[DATASET SECTION]
========

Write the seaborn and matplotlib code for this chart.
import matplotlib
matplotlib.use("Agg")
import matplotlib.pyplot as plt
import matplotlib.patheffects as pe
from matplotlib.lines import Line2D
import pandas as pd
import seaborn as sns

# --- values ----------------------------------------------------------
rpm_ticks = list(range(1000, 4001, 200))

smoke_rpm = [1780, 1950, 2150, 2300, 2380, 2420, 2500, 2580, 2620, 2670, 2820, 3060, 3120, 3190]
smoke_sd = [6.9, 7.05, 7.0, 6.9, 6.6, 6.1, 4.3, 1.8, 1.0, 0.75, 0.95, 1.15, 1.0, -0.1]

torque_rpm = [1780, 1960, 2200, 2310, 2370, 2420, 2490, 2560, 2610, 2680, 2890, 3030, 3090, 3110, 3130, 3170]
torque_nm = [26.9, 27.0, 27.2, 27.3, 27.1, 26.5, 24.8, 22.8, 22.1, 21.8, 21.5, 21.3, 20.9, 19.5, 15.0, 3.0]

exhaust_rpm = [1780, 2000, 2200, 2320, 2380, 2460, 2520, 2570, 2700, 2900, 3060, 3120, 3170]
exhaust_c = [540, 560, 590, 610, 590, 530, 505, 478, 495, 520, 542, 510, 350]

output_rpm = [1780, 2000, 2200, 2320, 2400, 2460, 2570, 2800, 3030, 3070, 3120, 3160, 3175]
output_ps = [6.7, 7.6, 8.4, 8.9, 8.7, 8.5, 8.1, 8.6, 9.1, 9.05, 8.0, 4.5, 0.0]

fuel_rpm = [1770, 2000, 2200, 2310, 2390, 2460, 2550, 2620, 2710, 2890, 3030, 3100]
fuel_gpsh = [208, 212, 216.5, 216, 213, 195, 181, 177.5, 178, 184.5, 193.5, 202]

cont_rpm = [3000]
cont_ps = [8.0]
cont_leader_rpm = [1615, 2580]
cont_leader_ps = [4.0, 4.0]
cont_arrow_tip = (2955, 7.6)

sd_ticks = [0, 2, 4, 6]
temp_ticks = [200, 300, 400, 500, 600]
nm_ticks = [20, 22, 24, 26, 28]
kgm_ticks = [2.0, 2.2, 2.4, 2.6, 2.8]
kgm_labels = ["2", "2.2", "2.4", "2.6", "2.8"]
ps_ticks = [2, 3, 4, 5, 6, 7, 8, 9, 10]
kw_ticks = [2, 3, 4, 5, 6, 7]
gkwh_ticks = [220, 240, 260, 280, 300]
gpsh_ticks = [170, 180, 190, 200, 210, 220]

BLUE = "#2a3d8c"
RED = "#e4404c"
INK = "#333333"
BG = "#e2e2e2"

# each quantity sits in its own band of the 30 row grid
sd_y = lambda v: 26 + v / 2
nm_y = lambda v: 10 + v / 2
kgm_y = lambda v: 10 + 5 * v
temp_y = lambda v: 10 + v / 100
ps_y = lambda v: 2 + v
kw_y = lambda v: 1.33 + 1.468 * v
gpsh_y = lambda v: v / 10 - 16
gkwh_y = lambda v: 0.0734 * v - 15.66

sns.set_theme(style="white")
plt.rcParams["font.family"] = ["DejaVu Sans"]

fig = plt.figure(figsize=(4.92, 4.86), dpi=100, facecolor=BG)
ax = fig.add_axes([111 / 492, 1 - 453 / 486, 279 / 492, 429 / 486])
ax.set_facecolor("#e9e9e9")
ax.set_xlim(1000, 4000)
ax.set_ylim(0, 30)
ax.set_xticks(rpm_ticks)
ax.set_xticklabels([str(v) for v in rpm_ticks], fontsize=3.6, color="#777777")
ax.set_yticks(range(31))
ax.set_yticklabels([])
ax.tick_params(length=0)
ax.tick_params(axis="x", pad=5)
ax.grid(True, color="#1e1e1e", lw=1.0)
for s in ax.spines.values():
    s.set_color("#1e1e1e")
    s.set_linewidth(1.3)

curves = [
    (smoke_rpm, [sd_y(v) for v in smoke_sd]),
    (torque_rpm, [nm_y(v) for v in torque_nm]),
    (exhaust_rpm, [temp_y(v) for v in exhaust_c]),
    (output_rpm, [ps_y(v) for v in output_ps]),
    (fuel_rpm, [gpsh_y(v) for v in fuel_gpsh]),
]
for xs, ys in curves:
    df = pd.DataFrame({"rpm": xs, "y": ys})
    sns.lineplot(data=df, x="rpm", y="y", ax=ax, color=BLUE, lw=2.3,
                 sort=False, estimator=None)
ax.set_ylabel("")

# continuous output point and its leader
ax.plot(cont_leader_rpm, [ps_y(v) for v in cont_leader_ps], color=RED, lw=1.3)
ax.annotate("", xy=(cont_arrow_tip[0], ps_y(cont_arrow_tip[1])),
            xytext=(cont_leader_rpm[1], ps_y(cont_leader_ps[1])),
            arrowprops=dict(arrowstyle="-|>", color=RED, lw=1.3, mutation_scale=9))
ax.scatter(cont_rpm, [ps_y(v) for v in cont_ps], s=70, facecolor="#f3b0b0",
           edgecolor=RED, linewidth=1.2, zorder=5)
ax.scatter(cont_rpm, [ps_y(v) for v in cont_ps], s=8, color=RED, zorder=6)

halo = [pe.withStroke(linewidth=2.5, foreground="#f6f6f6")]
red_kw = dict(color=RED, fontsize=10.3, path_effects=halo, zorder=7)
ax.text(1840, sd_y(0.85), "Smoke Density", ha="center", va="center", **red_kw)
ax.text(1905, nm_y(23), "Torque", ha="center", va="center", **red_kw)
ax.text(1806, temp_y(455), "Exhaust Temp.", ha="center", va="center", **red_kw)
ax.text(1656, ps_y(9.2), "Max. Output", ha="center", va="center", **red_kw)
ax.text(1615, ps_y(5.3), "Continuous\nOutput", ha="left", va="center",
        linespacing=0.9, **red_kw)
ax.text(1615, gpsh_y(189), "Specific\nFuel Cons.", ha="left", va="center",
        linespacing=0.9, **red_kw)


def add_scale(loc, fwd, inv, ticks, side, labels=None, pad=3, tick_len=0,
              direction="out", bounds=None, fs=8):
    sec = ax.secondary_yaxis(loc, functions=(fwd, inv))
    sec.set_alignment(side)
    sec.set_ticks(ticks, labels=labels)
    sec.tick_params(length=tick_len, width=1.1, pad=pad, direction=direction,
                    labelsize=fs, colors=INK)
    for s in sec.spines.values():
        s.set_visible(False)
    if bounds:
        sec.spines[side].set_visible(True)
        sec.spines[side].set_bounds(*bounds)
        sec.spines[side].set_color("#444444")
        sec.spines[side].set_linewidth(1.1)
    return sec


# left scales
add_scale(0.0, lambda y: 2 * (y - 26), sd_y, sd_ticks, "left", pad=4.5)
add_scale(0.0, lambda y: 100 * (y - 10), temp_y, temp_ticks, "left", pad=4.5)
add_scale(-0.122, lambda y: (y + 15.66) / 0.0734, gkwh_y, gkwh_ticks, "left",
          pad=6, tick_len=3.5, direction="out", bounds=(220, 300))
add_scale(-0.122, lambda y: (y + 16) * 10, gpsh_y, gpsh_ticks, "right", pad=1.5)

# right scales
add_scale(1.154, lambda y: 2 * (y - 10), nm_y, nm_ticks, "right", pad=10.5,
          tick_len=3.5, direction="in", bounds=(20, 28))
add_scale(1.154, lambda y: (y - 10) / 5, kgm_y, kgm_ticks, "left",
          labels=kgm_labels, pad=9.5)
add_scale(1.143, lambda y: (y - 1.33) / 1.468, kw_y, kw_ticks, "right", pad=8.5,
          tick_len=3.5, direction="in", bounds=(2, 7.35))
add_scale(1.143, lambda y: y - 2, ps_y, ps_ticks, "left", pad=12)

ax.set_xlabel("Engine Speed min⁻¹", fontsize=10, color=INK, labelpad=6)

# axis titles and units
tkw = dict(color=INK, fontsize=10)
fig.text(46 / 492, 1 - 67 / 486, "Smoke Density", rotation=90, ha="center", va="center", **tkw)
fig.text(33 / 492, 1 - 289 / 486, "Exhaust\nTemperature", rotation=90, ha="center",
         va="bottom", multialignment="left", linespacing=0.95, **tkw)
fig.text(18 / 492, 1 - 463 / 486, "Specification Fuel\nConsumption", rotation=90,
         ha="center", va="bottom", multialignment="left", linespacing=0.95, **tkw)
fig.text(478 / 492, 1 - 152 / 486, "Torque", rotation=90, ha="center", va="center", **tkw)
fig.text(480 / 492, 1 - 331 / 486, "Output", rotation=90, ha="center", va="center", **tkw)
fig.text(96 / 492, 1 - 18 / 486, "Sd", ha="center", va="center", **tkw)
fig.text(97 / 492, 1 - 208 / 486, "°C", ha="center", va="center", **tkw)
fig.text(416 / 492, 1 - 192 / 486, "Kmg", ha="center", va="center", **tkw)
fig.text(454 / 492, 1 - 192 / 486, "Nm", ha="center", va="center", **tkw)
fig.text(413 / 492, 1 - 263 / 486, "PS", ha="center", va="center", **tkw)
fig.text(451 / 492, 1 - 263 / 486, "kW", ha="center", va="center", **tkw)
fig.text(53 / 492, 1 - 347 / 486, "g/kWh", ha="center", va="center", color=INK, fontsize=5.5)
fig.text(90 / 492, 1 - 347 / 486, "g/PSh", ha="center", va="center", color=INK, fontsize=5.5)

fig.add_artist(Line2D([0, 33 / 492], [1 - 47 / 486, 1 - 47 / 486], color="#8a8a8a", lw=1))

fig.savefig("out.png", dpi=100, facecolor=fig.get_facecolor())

========

[TASK DIRECTIONS]
Restate, word for word and with nothing added, the lines from the first line of the listing through the one where "19.5, 15.0, 3.0]" stands.

[RESPONSE TO THIS TASK]
Write the seaborn and matplotlib code for this chart.
import matplotlib
matplotlib.use("Agg")
import matplotlib.pyplot as plt
import matplotlib.patheffects as pe
from matplotlib.lines import Line2D
import pandas as pd
import seaborn as sns

# --- values ----------------------------------------------------------
rpm_ticks = list(range(1000, 4001, 200))

smoke_rpm = [1780, 1950, 2150, 2300, 2380, 2420, 2500, 2580, 2620, 2670, 2820, 3060, 3120, 3190]
smoke_sd = [6.9, 7.05, 7.0, 6.9, 6.6, 6.1, 4.3, 1.8, 1.0, 0.75, 0.95, 1.15, 1.0, -0.1]

torque_rpm = [1780, 1960, 2200, 2310, 2370, 2420, 2490, 2560, 2610, 2680, 2890, 3030, 3090, 3110, 3130, 3170]
torque_nm = [26.9, 27.0, 27.2, 27.3, 27.1, 26.5, 24.8, 22.8, 22.1, 21.8, 21.5, 21.3, 20.9, 19.5, 15.0, 3.0]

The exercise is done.